On the one hand, not much has happened while I’ve been parked; so much has happened while I’ve been parked. It all depends on your perspective I guess. This life – perhaps it’s all about measurement (which is a bit unfortunate since I am truly terrible with numbers). But it seems that when measured in days, it can seem so unremarkable, yet when measured in moments it is so rich and full and ridiculous and heartbreaking.
Sir Bogart is now a full-fledged member of the round table. No longer the precious-though-not-too-smart junior ‘Sir’ of a short three months ago.
I realize that we should have named him ‘No-Bogey’ or ‘NoBo’, for it does seem like the most oft-used moniker. Goofy. Stubborn. Selectively hard-of-hearing. Crazy affectionate. Yummy. Yesterday he discovered the basket of wool in the family room and proceeded to unravel a few skeins as he jogged around the house. I could have been mad, but it reminded me of how our house looked one Halloween after being t-p’ed by my son’s friends. Don’t get me wrong – I did assume the stance of the stern disciplinarian, albeit a bit insincerely.
NoBo also likes coffee – which really does evoke my ire. Again, my bad – I walked out of the kitchen for a moment, only to return to see him on the table, enthusiastically downing my morning’s first mug. And yes, he was wired for hours – think Road Runner taunting Will E. Coyote. Sirs Archie and Theodore steered clear of the whirling dervish that day. Lesson learned – mine, not his. Whither I goest, goest my mug. Even the decaf.

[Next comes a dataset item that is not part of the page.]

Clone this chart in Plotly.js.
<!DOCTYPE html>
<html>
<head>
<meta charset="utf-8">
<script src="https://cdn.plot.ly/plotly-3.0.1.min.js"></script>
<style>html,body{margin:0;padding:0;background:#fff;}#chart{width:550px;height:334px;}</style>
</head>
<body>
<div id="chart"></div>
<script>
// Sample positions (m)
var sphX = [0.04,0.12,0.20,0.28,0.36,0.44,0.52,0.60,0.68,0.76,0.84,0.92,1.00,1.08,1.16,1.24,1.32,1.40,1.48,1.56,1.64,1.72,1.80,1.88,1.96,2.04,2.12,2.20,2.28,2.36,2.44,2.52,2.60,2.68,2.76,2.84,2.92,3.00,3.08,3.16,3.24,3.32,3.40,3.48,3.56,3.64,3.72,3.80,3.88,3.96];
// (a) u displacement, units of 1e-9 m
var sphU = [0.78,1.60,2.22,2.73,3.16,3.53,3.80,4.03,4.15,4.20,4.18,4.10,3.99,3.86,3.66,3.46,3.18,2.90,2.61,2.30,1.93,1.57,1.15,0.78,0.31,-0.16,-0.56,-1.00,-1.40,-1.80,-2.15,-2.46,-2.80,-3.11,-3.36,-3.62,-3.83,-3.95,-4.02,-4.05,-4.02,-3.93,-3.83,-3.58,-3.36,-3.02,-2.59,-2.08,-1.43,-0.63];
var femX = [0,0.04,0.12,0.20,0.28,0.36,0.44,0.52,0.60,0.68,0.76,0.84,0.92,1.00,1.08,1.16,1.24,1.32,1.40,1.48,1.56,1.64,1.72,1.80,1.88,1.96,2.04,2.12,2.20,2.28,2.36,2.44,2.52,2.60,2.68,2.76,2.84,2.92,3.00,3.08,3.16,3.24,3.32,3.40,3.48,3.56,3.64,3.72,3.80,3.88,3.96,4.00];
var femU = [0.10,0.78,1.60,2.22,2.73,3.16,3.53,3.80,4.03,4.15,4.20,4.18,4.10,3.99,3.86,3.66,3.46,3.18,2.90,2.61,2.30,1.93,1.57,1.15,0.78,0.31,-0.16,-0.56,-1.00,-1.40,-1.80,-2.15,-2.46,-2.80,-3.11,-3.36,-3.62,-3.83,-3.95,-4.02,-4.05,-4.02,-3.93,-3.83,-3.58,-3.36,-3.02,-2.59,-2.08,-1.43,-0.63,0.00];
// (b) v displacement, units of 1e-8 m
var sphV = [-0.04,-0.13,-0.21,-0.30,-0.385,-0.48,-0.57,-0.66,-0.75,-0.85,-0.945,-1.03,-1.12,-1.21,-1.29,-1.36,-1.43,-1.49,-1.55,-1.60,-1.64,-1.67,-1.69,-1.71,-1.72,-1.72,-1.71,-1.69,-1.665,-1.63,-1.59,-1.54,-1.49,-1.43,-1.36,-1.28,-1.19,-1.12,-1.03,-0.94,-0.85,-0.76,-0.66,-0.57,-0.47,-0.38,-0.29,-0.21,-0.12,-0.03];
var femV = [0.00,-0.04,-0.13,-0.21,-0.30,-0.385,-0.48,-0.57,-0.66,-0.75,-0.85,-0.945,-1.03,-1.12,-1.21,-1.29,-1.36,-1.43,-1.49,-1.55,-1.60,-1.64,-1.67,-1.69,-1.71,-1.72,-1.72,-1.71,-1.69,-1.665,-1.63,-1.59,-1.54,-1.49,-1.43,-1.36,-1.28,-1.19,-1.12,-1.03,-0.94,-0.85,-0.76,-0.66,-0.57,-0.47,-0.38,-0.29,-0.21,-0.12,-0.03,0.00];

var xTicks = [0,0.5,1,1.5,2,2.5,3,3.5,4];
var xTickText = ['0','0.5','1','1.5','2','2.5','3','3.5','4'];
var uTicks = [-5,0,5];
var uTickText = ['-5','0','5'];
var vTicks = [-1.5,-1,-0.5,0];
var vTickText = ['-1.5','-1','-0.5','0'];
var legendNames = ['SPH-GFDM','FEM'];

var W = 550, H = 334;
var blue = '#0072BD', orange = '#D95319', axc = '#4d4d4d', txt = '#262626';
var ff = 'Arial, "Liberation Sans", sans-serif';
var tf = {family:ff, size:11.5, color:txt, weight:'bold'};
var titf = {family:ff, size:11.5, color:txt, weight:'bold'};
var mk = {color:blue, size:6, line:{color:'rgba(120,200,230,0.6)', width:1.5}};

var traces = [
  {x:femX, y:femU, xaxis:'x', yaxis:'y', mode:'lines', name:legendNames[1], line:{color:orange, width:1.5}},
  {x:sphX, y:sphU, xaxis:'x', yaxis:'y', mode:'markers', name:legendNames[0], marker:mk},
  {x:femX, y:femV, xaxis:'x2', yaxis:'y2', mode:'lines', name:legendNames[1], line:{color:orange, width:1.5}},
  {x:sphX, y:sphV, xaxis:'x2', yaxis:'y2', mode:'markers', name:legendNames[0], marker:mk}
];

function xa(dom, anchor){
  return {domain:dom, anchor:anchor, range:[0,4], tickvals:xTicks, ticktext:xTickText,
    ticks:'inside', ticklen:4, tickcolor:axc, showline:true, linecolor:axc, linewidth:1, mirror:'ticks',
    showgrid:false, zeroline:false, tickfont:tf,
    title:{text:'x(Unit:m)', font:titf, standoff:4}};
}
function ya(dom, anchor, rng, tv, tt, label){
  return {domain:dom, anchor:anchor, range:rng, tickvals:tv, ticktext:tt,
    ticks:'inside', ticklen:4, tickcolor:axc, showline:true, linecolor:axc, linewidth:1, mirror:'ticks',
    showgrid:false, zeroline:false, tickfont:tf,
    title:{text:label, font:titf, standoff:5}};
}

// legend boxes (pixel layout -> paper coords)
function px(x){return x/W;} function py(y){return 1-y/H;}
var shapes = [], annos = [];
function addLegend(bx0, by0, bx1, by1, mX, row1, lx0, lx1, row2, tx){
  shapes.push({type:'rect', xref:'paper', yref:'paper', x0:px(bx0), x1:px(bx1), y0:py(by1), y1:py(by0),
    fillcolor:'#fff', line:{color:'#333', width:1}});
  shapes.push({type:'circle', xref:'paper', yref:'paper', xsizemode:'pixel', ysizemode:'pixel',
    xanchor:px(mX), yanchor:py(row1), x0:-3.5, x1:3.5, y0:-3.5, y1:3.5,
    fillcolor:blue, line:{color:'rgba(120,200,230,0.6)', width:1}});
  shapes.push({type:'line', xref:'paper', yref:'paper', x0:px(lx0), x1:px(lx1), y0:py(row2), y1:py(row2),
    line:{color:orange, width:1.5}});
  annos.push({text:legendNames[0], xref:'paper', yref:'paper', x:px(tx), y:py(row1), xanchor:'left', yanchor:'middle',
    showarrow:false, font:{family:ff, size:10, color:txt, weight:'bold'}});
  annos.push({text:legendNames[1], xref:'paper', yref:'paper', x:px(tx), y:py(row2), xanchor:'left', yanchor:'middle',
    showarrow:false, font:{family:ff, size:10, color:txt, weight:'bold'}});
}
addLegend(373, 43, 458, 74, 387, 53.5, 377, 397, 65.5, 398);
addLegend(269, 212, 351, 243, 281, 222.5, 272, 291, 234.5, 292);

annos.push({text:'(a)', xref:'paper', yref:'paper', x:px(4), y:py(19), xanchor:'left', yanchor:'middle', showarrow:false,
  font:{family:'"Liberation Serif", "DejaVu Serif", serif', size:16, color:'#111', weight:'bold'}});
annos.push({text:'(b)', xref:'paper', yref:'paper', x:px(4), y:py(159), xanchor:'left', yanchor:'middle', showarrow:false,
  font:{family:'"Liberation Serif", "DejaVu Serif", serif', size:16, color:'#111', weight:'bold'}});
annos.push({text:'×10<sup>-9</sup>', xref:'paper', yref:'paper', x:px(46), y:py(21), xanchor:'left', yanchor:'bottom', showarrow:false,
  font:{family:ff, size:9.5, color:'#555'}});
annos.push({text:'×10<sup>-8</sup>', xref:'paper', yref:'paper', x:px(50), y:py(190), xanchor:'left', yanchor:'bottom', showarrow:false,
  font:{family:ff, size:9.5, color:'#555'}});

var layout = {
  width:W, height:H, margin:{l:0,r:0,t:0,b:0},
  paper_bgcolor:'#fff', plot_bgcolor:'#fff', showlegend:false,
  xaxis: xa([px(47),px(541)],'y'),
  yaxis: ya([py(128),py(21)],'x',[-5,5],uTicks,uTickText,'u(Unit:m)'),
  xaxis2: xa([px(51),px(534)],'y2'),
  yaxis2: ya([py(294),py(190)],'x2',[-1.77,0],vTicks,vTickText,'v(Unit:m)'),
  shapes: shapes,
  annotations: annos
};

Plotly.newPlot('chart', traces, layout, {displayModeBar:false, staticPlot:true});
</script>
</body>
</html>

We all lived through being hugged too hard by the polar vortex. I love living where the four seasons announce themselves with little subtlety, but we all could have passed on this kinda cold. An exaggeration of what winter does to me – I hibernate, read a lot, delight in the aromas that emanate from the slow cooker, worry too much, resolve too little. Winter – the classic reaction formation – come here, go away. I love the moments and find the days meld. “One has to build shelters. One had to make pockets and live inside them” — Lorrie Moore. This is what winter provides – permission to live inside one’s self while still being engaged with the larger world. I guess this is me peeking outside of my pocket, wanting to see you and say ‘hi’.